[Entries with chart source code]
————

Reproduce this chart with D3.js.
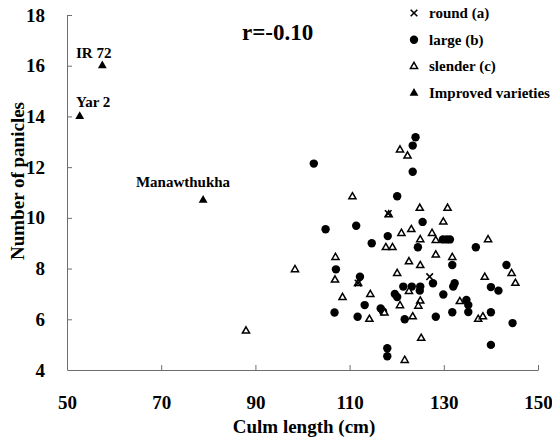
<!DOCTYPE html>
<html>
<head>
<meta charset="utf-8">
<script src="https://cdn.jsdelivr.net/npm/d3@7"></script>
<style>
  body { margin: 0; background: #fff; }
  svg { display: block; font-family: "Liberation Serif", "Times New Roman", serif; font-weight: bold; }
</style>
</head>
<body>
<svg id="chart" width="552" height="441"></svg>
<script>
const width = 552;
const height = 441;
const margin = { top: 15, right: 14, bottom: 71, left: 67 };

// culm length (cm), number of panicles
const roundPts = [[118.2, 10.17], [127.0, 7.68], [111.8, 7.43]];
const largePts = [
  [102.4, 12.14], [124.0, 13.18], [123.4, 12.85], [123.4, 11.82], [120.1, 10.85],
  [125.5, 9.84], [104.9, 9.55], [111.4, 9.69], [118.1, 9.28], [114.7, 9.0],
  [124.5, 8.84], [129.8, 9.15], [130.6, 9.15], [131.3, 9.15], [136.8, 8.84],
  [131.8, 8.14], [143.3, 8.14], [107.1, 7.97], [112.2, 7.68], [127.7, 7.42],
  [132.3, 7.42], [132.0, 7.29], [121.4, 7.29], [123.2, 7.29], [125.0, 7.29],
  [124.9, 7.13], [140.0, 7.27], [141.6, 7.13], [129.9, 6.98], [119.6, 7.0],
  [120.1, 6.88], [113.2, 6.56], [116.6, 6.43], [117.1, 6.31], [134.8, 6.76],
  [135.2, 6.56], [135.2, 6.29], [131.8, 6.28], [140.0, 6.28], [106.8, 6.27],
  [111.7, 6.10], [121.7, 6.0], [128.3, 6.10], [144.6, 5.85], [140.0, 4.99],
  [118.0, 4.86], [118.0, 4.54]
];
const slenderPts = [
  [120.7, 12.68], [122.3, 12.44], [110.6, 10.83], [124.9, 10.38], [130.8, 10.38],
  [129.9, 9.84], [121.0, 9.39], [123.1, 9.54], [127.5, 9.39], [125.0, 9.14],
  [128.3, 9.11], [139.4, 9.14], [117.7, 8.83], [119.1, 8.83], [128.3, 8.54],
  [131.8, 8.44], [107.0, 8.44], [98.4, 7.96], [106.9, 7.55], [122.6, 8.27],
  [125.0, 8.12], [120.1, 7.81], [138.7, 7.66], [144.4, 7.81], [145.2, 7.42],
  [111.8, 7.41], [122.6, 7.10], [108.5, 6.86], [114.4, 6.98], [120.7, 6.54],
  [125.0, 6.72], [124.6, 6.52], [133.4, 6.70], [117.4, 6.25], [114.2, 6.0],
  [123.4, 6.10], [137.3, 6.0], [138.3, 6.10], [125.2, 5.25], [121.7, 4.38],
  [88.0, 5.54], [118.3, 10.12]
];
const improvedPts = [[57.5, 16.0], [52.7, 14.0], [78.9, 10.7]];
const improvedNames = ["IR 72", "Yar 2", "Manawthukha"];

const xTicks = [50, 70, 90, 110, 130, 150];
const yTicks = [4, 6, 8, 10, 12, 14, 16, 18];
const legendLabels = ["round (a)", "large (b)", "slender (c)", "Improved varieties"];

const svg = d3.select("#chart");
const chartWidth = width - margin.left - margin.right;
const chartHeight = height - margin.top - margin.bottom;
const g = svg.append("g").attr("transform", `translate(${margin.left},${margin.top})`);

const x = d3.scaleLinear().domain([50, 150]).range([0, chartWidth]);
const y = d3.scaleLinear().domain([4, 18]).range([chartHeight, 0]);

const axisColor = "#6e6e6e";

const xAxis = g.append("g")
  .attr("transform", `translate(0,${chartHeight})`)
  .call(d3.axisBottom(x).tickValues(xTicks).tickSizeInner(-5).tickSizeOuter(0).tickPadding(26));
const yAxis = g.append("g")
  .call(d3.axisLeft(y).tickValues(yTicks).tickSizeInner(-5).tickSizeOuter(0).tickPadding(22));

[xAxis, yAxis].forEach(a => {
  a.select(".domain").attr("stroke", axisColor);
  a.selectAll(".tick line").attr("stroke", axisColor);
  a.selectAll(".tick text")
    .attr("fill", "#000")
    .style("font-family", "'Liberation Serif', serif")
    .style("font-weight", "bold")
    .style("font-size", "19px");
});
xAxis.selectAll(".tick").filter(d => d === 50).select("line").remove();
yAxis.selectAll(".tick").filter(d => d === 4).select("line").remove();

// axis titles
svg.append("text")
  .attr("x", 304).attr("y", 433)
  .attr("text-anchor", "middle")
  .style("font-size", "19px")
  .text("Culm length (cm)");

svg.append("text")
  .attr("transform", "translate(24,181) rotate(-90)")
  .attr("text-anchor", "middle")
  .style("font-size", "19px")
  .text("Number of panicles");

// correlation
svg.append("text")
  .attr("x", 242).attr("y", 40)
  .style("font-size", "23px")
  .text("r=-0.10");

const triOpen = d3.symbol().type(d3.symbolTriangle).size(22);
const triFilled = d3.symbol().type(d3.symbolTriangle).size(34);

function drawX(sel, s) {
  sel.append("path")
    .attr("d", `M${-s},${-s}L${s},${s}M${-s},${s}L${s},${-s}`)
    .attr("stroke", "#000")
    .attr("stroke-width", 1.6)
    .attr("fill", "none");
}

g.selectAll("circle.large")
  .data(largePts)
  .enter().append("circle")
  .attr("class", "large")
  .attr("cx", d => x(d[0]))
  .attr("cy", d => y(d[1]))
  .attr("r", 4.2)
  .attr("fill", "#000");

g.selectAll("path.slender")
  .data(slenderPts)
  .enter().append("path")
  .attr("class", "slender")
  .attr("d", triOpen)
  .attr("transform", d => `translate(${x(d[0])},${y(d[1])})`)
  .attr("fill", "#fff")
  .attr("stroke", "#000")
  .attr("stroke-width", 1.5);

g.selectAll("g.round")
  .data(roundPts)
  .enter().append("g")
  .attr("class", "round")
  .attr("transform", d => `translate(${x(d[0])},${y(d[1])})`)
  .each(function() { drawX(d3.select(this), 3.3); });

g.selectAll("path.improved")
  .data(improvedPts)
  .enter().append("path")
  .attr("class", "improved")
  .attr("d", triFilled)
  .attr("transform", d => `translate(${x(d[0])},${y(d[1])})`)
  .attr("fill", "#000");

// variety labels
const labelPos = [[76, 58, "start"], [76, 107, "start"], [183, 187, "middle"]];
improvedNames.forEach((name, i) => {
  svg.append("text")
    .attr("x", labelPos[i][0]).attr("y", labelPos[i][1])
    .attr("text-anchor", labelPos[i][2])
    .style("font-size", "15px")
    .text(name);
});

// legend
const legend = svg.append("g").attr("transform", "translate(414,13)");
legendLabels.forEach((label, i) => {
  const row = legend.append("g").attr("transform", `translate(0,${i * 26.7})`);
  if (i === 0) drawX(row, 3.3);
  if (i === 1) row.append("circle").attr("r", 4.2).attr("fill", "#000");
  if (i === 2) row.append("path").attr("d", triOpen).attr("fill", "#fff").attr("stroke", "#000").attr("stroke-width", 1.5);
  if (i === 3) row.append("path").attr("d", triFilled).attr("fill", "#000");
  row.append("text")
    .attr("x", 15).attr("y", 5)
    .style("font-size", "15px")
    .text(label);
});
</script>
</body>
</html>
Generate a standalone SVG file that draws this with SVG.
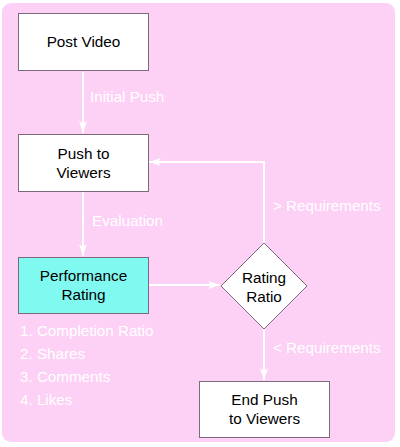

————

** Problem details **
Copy everything in the records above except the pictures, exactly as written.

** Task answer **
Reproduce this chart with D3.js.
<!DOCTYPE html>
<html>
<head>
<meta charset="utf-8">
<script src="https://cdn.jsdelivr.net/npm/d3@7"></script>
<style>
  body { margin: 0; background: #fff; }
  svg { display: block; font-family: "Liberation Serif", "Times New Roman", serif; font-weight: bold; }
</style>
</head>
<body>
<svg id="chart" width="552" height="441"></svg>
<script>
const width = 552;
const height = 441;
const margin = { top: 15, right: 14, bottom: 71, left: 67 };

// culm length (cm), number of panicles
const roundPts = [[118.2, 10.17], [127.0, 7.68], [111.8, 7.43]];
const largePts = [
  [102.4, 12.14], [124.0, 13.18], [123.4, 12.85], [123.4, 11.82], [120.1, 10.85],
  [125.5, 9.84], [104.9, 9.55], [111.4, 9.69], [118.1, 9.28], [114.7, 9.0],
  [124.5, 8.84], [129.8, 9.15], [130.6, 9.15], [131.3, 9.15], [136.8, 8.84],
  [131.8, 8.14], [143.3, 8.14], [107.1, 7.97], [112.2, 7.68], [127.7, 7.42],
  [132.3, 7.42], [132.0, 7.29], [121.4, 7.29], [123.2, 7.29], [125.0, 7.29],
  [124.9, 7.13], [140.0, 7.27], [141.6, 7.13], [129.9, 6.98], [119.6, 7.0],
  [120.1, 6.88], [113.2, 6.56], [116.6, 6.43], [117.1, 6.31], [134.8, 6.76],
  [135.2, 6.56], [135.2, 6.29], [131.8, 6.28], [140.0, 6.28], [106.8, 6.27],
  [111.7, 6.10], [121.7, 6.0], [128.3, 6.10], [144.6, 5.85], [140.0, 4.99],
  [118.0, 4.86], [118.0, 4.54]
];
const slenderPts = [
  [120.7, 12.68], [122.3, 12.44], [110.6, 10.83], [124.9, 10.38], [130.8, 10.38],
  [129.9, 9.84], [121.0, 9.39], [123.1, 9.54], [127.5, 9.39], [125.0, 9.14],
  [128.3, 9.11], [139.4, 9.14], [117.7, 8.83], [119.1, 8.83], [128.3, 8.54],
  [131.8, 8.44], [107.0, 8.44], [98.4, 7.96], [106.9, 7.55], [122.6, 8.27],
  [125.0, 8.12], [120.1, 7.81], [138.7, 7.66], [144.4, 7.81], [145.2, 7.42],
  [111.8, 7.41], [122.6, 7.10], [108.5, 6.86], [114.4, 6.98], [120.7, 6.54],
  [125.0, 6.72], [124.6, 6.52], [133.4, 6.70], [117.4, 6.25], [114.2, 6.0],
  [123.4, 6.10], [137.3, 6.0], [138.3, 6.10], [125.2, 5.25], [121.7, 4.38],
  [88.0, 5.54], [118.3, 10.12]
];
const improvedPts = [[57.5, 16.0], [52.7, 14.0], [78.9, 10.7]];
const improvedNames = ["IR 72", "Yar 2", "Manawthukha"];

const xTicks = [50, 70, 90, 110, 130, 150];
const yTicks = [4, 6, 8, 10, 12, 14, 16, 18];
const legendLabels = ["round (a)", "large (b)", "slender (c)", "Improved varieties"];

const svg = d3.select("#chart");
const chartWidth = width - margin.left - margin.right;
const chartHeight = height - margin.top - margin.bottom;
const g = svg.append("g").attr("transform", `translate(${margin.left},${margin.top})`);

const x = d3.scaleLinear().domain([50, 150]).range([0, chartWidth]);
const y = d3.scaleLinear().domain([4, 18]).range([chartHeight, 0]);

const axisColor = "#6e6e6e";

const xAxis = g.append("g")
  .attr("transform", `translate(0,${chartHeight})`)
  .call(d3.axisBottom(x).tickValues(xTicks).tickSizeInner(-5).tickSizeOuter(0).tickPadding(26));
const yAxis = g.append("g")
  .call(d3.axisLeft(y).tickValues(yTicks).tickSizeInner(-5).tickSizeOuter(0).tickPadding(22));

[xAxis, yAxis].forEach(a => {
  a.select(".domain").attr("stroke", axisColor);
  a.selectAll(".tick line").attr("stroke", axisColor);
  a.selectAll(".tick text")
    .attr("fill", "#000")
    .style("font-family", "'Liberation Serif', serif")
    .style("font-weight", "bold")
    .style("font-size", "19px");
});
xAxis.selectAll(".tick").filter(d => d === 50).select("line").remove();
yAxis.selectAll(".tick").filter(d => d === 4).select("line").remove();

// axis titles
svg.append("text")
  .attr("x", 304).attr("y", 433)
  .attr("text-anchor", "middle")
  .style("font-size", "19px")
  .text("Culm length (cm)");

svg.append("text")
  .attr("transform", "translate(24,181) rotate(-90)")
  .attr("text-anchor", "middle")
  .style("font-size", "19px")
  .text("Number of panicles");

// correlation
svg.append("text")
  .attr("x", 242).attr("y", 40)
  .style("font-size", "23px")
  .text("r=-0.10");

const triOpen = d3.symbol().type(d3.symbolTriangle).size(22);
const triFilled = d3.symbol().type(d3.symbolTriangle).size(34);

function drawX(sel, s) {
  sel.append("path")
    .attr("d", `M${-s},${-s}L${s},${s}M${-s},${s}L${s},${-s}`)
    .attr("stroke", "#000")
    .attr("stroke-width", 1.6)
    .attr("fill", "none");
}

g.selectAll("circle.large")
  .data(largePts)
  .enter().append("circle")
  .attr("class", "large")
  .attr("cx", d => x(d[0]))
  .attr("cy", d => y(d[1]))
  .attr("r", 4.2)
  .attr("fill", "#000");

g.selectAll("path.slender")
  .data(slenderPts)
  .enter().append("path")
  .attr("class", "slender")
  .attr("d", triOpen)
  .attr("transform", d => `translate(${x(d[0])},${y(d[1])})`)
  .attr("fill", "#fff")
  .attr("stroke", "#000")
  .attr("stroke-width", 1.5);

g.selectAll("g.round")
  .data(roundPts)
  .enter().append("g")
  .attr("class", "round")
  .attr("transform", d => `translate(${x(d[0])},${y(d[1])})`)
  .each(function() { drawX(d3.select(this), 3.3); });

g.selectAll("path.improved")
  .data(improvedPts)
  .enter().append("path")
  .attr("class", "improved")
  .attr("d", triFilled)
  .attr("transform", d => `translate(${x(d[0])},${y(d[1])})`)
  .attr("fill", "#000");

// variety labels
const labelPos = [[76, 58, "start"], [76, 107, "start"], [183, 187, "middle"]];
improvedNames.forEach((name, i) => {
  svg.append("text")
    .attr("x", labelPos[i][0]).attr("y", labelPos[i][1])
    .attr("text-anchor", labelPos[i][2])
    .style("font-size", "15px")
    .text(name);
});

// legend
const legend = svg.append("g").attr("transform", "translate(414,13)");
legendLabels.forEach((label, i) => {
  const row = legend.append("g").attr("transform", `translate(0,${i * 26.7})`);
  if (i === 0) drawX(row, 3.3);
  if (i === 1) row.append("circle").attr("r", 4.2).attr("fill", "#000");
  if (i === 2) row.append("path").attr("d", triOpen).attr("fill", "#fff").attr("stroke", "#000").attr("stroke-width", 1.5);
  if (i === 3) row.append("path").attr("d", triFilled).attr("fill", "#000");
  row.append("text")
    .attr("x", 15).attr("y", 5)
    .style("font-size", "15px")
    .text(label);
});
</script>
</body>
</html>
Generate a standalone SVG file that draws this with SVG.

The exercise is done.